## [Data excerpt]
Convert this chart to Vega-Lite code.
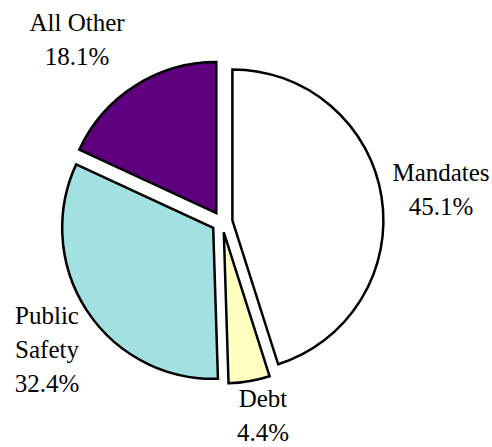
{
  "$schema": "https://vega.github.io/schema/vega-lite/v6.json",
  "width": 444,
  "height": 444,
  "autosize": "none",
  "padding": {"left": 0, "top": 0, "right": 48, "bottom": 3},
  "background": "white",
  "data": {
    "values": [
      {"category": "Mandates", "value": 45.1, "order": 1, "label": ["Mandates", "45.1%"]},
      {"category": "Debt", "value": 4.4, "order": 2, "label": ["Debt", "4.4%"]},
      {"category": "Public Safety", "value": 32.4, "order": 3, "label": ["Public", "Safety", "32.4%"]},
      {"category": "All Other", "value": 18.1, "order": 4, "label": ["All Other", "18.1%"]}
    ]
  },
  "transform": [
    {"stack": "value", "groupby": [], "as": ["v0", "v1"], "sort": [{"field": "order", "order": "ascending"}]}
  ],
  "encoding": {
    "color": {
      "field": "category", "type": "nominal", "legend": null,
      "scale": {"domain": ["Mandates", "Debt", "Public Safety", "All Other"], "range": ["#ffffff", "#ffffc0", "#a3e0e0", "#5f007f"]}
    }
  },
  "layer": [
    {
      "transform": [{"filter": "datum.category === 'Mandates'"}],
      "mark": {"type": "arc", "radius": 151, "stroke": "black", "strokeWidth": 2.5, "xOffset": 10.4, "yOffset": -1.6},
      "encoding": {
        "theta": {"field": "v0", "type": "quantitative", "scale": {"domain": [0, 100]}},
        "theta2": {"field": "v1"}
      }
    },
    {
      "transform": [{"filter": "datum.category === 'Debt'"}],
      "mark": {"type": "arc", "radius": 151, "stroke": "black", "strokeWidth": 2.5, "xOffset": 1.8, "yOffset": 10.3},
      "encoding": {
        "theta": {"field": "v0", "type": "quantitative", "scale": {"domain": [0, 100]}},
        "theta2": {"field": "v1"}
      }
    },
    {
      "transform": [{"filter": "datum.category === 'Public Safety'"}],
      "mark": {"type": "arc", "radius": 151, "stroke": "black", "strokeWidth": 2.5, "xOffset": -8.8, "yOffset": 5.8},
      "encoding": {
        "theta": {"field": "v0", "type": "quantitative", "scale": {"domain": [0, 100]}},
        "theta2": {"field": "v1"}
      }
    },
    {
      "transform": [{"filter": "datum.category === 'All Other'"}],
      "mark": {"type": "arc", "radius": 151, "stroke": "black", "strokeWidth": 2.5, "xOffset": -5.7, "yOffset": -8.9},
      "encoding": {
        "theta": {"field": "v0", "type": "quantitative", "scale": {"domain": [0, 100]}},
        "theta2": {"field": "v1"}
      }
    },
    {
      "mark": {"type": "text", "radius": 224.4, "thetaOffset": -0.066},
      "encoding": {
        "theta": {"field": "value", "type": "quantitative", "stack": true, "scale": {"domain": [0, 100]}},
        "order": {"field": "order"},
        "color": {"value": "black"},
        "text": {"condition": {"test": "datum.category === 'Mandates'", "field": "label"}, "value": ""}
      }
    },
    {
      "mark": {"type": "text", "radius": 181.7, "thetaOffset": -0.058},
      "encoding": {
        "theta": {"field": "value", "type": "quantitative", "stack": true, "scale": {"domain": [0, 100]}},
        "order": {"field": "order"},
        "color": {"value": "black"},
        "text": {"condition": {"test": "datum.category === 'Debt'", "field": "label"}, "value": ""}
      }
    },
    {
      "mark": {"type": "text", "radius": 198.6, "thetaOffset": 0.092},
      "encoding": {
        "theta": {"field": "value", "type": "quantitative", "stack": true, "scale": {"domain": [0, 100]}},
        "order": {"field": "order"},
        "color": {"value": "black"},
        "text": {"condition": {"test": "datum.category === 'Public Safety'", "field": "label"}, "value": ""}
      }
    },
    {
      "mark": {"type": "text", "radius": 246.2, "thetaOffset": -0.061},
      "encoding": {
        "theta": {"field": "value", "type": "quantitative", "stack": true, "scale": {"domain": [0, 100]}},
        "order": {"field": "order"},
        "color": {"value": "black"},
        "text": {"condition": {"test": "datum.category === 'All Other'", "field": "label"}, "value": ""}
      }
    }
  ],
  "config": {
    "view": {"stroke": null},
    "font": "Liberation Serif",
    "text": {"font": "Liberation Serif", "fontSize": 25, "lineHeight": 34, "align": "center", "baseline": "middle"}
  }
}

## [What you have to do]
Print out the whole of the material word for word, without pictures.

## [Output below]
Convert this chart to Vega-Lite code.
{
  "$schema": "https://vega.github.io/schema/vega-lite/v6.json",
  "width": 444,
  "height": 444,
  "autosize": "none",
  "padding": {"left": 0, "top": 0, "right": 48, "bottom": 3},
  "background": "white",
  "data": {
    "values": [
      {"category": "Mandates", "value": 45.1, "order": 1, "label": ["Mandates", "45.1%"]},
      {"category": "Debt", "value": 4.4, "order": 2, "label": ["Debt", "4.4%"]},
      {"category": "Public Safety", "value": 32.4, "order": 3, "label": ["Public", "Safety", "32.4%"]},
      {"category": "All Other", "value": 18.1, "order": 4, "label": ["All Other", "18.1%"]}
    ]
  },
  "transform": [
    {"stack": "value", "groupby": [], "as": ["v0", "v1"], "sort": [{"field": "order", "order": "ascending"}]}
  ],
  "encoding": {
    "color": {
      "field": "category", "type": "nominal", "legend": null,
      "scale": {"domain": ["Mandates", "Debt", "Public Safety", "All Other"], "range": ["#ffffff", "#ffffc0", "#a3e0e0", "#5f007f"]}
    }
  },
  "layer": [
    {
      "transform": [{"filter": "datum.category === 'Mandates'"}],
      "mark": {"type": "arc", "radius": 151, "stroke": "black", "strokeWidth": 2.5, "xOffset": 10.4, "yOffset": -1.6},
      "encoding": {
        "theta": {"field": "v0", "type": "quantitative", "scale": {"domain": [0, 100]}},
        "theta2": {"field": "v1"}
      }
    },
    {
      "transform": [{"filter": "datum.category === 'Debt'"}],
      "mark": {"type": "arc", "radius": 151, "stroke": "black", "strokeWidth": 2.5, "xOffset": 1.8, "yOffset": 10.3},
      "encoding": {
        "theta": {"field": "v0", "type": "quantitative", "scale": {"domain": [0, 100]}},
        "theta2": {"field": "v1"}
      }
    },
    {
      "transform": [{"filter": "datum.category === 'Public Safety'"}],
      "mark": {"type": "arc", "radius": 151, "stroke": "black", "strokeWidth": 2.5, "xOffset": -8.8, "yOffset": 5.8},
      "encoding": {
        "theta": {"field": "v0", "type": "quantitative", "scale": {"domain": [0, 100]}},
        "theta2": {"field": "v1"}
      }
    },
    {
      "transform": [{"filter": "datum.category === 'All Other'"}],
      "mark": {"type": "arc", "radius": 151, "stroke": "black", "strokeWidth": 2.5, "xOffset": -5.7, "yOffset": -8.9},
      "encoding": {
        "theta": {"field": "v0", "type": "quantitative", "scale": {"domain": [0, 100]}},
        "theta2": {"field": "v1"}
      }
    },
    {
      "mark": {"type": "text", "radius": 224.4, "thetaOffset": -0.066},
      "encoding": {
        "theta": {"field": "value", "type": "quantitative", "stack": true, "scale": {"domain": [0, 100]}},
        "order": {"field": "order"},
        "color": {"value": "black"},
        "text": {"condition": {"test": "datum.category === 'Mandates'", "field": "label"}, "value": ""}
      }
    },
    {
      "mark": {"type": "text", "radius": 181.7, "thetaOffset": -0.058},
      "encoding": {
        "theta": {"field": "value", "type": "quantitative", "stack": true, "scale": {"domain": [0, 100]}},
        "order": {"field": "order"},
        "color": {"value": "black"},
        "text": {"condition": {"test": "datum.category === 'Debt'", "field": "label"}, "value": ""}
      }
    },
    {
      "mark": {"type": "text", "radius": 198.6, "thetaOffset": 0.092},
      "encoding": {
        "theta": {"field": "value", "type": "quantitative", "stack": true, "scale": {"domain": [0, 100]}},
        "order": {"field": "order"},
        "color": {"value": "black"},
        "text": {"condition": {"test": "datum.category === 'Public Safety'", "field": "label"}, "value": ""}
      }
    },
    {
      "mark": {"type": "text", "radius": 246.2, "thetaOffset": -0.061},
      "encoding": {
        "theta": {"field": "value", "type": "quantitative", "stack": true, "scale": {"domain": [0, 100]}},
        "order": {"field": "order"},
        "color": {"value": "black"},
        "text": {"condition": {"test": "datum.category === 'All Other'", "field": "label"}, "value": ""}
      }
    }
  ],
  "config": {
    "view": {"stroke": null},
    "font": "Liberation Serif",
    "text": {"font": "Liberation Serif", "fontSize": 25, "lineHeight": 34, "align": "center", "baseline": "middle"}
  }
}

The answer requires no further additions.